Moonwalk: Inverse-Forward Differentiation
Dmitrii Krylov, Armin Karamzade, Roy Fox
TL;DR
Moonwalk tackles the memory bottleneck of Backprop in invertible networks by enabling true gradients through forward-mode differentiation. It introduces a two-phase approach that first computes an input gradient $h_0$ and then uses a vector-inverse-Jacobian product to obtain layer-wise gradients, with Pure-Forward and Mixed-Mode variants offering different time-memory trade-offs. Theoretical analysis shows Moonwalk dramatically reduces memory and, in many cases, time, approaching Backprop-like speed when combined with reverse-mode in Mixed-Mode. Empirical results on a CIFAR-10 RevNet demonstrate substantial memory savings and large speedups (e.g., up to 27× faster for 6 layers and 110× faster for 60 layers) while maintaining gradient fidelity and numerical stability. Overall, Moonwalk provides a practical, scalable path to exact gradient computation in invertible networks with far lower memory footprints than Backprop.
Abstract
Backpropagation, while effective for gradient computation, falls short in addressing memory consumption, limiting scalability. This work explores forward-mode gradient computation as an alternative in invertible networks, showing its potential to reduce the memory footprint without substantial drawbacks. We introduce a novel technique based on a vector-inverse-Jacobian product that accelerates the computation of forward gradients while retaining the advantages of memory reduction and preserving the fidelity of true gradients.

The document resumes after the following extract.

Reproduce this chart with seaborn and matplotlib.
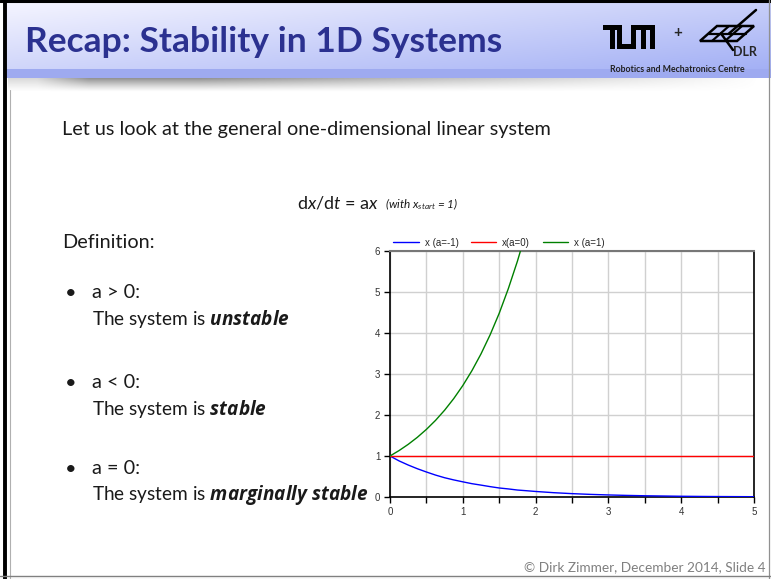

Our method, Moonwalk, has a time complexity linear in the depth of the network, unlike the quadratic time complexity of naïve forward, and empirically reduces computation time by several orders of magnitude without allocating more memory. We further accelerate Moonwalk by combining it with reverse-mode differentiation to achieve time complexity comparable with backpropagation while maintaining a much smaller memory footprint. Finally, we showcase the robustness of our method across several architecture choices. Moonwalk is the first forward-based method to compute true gradients in invertible networks in computation time comparable to backpropagation and using significantly less memory.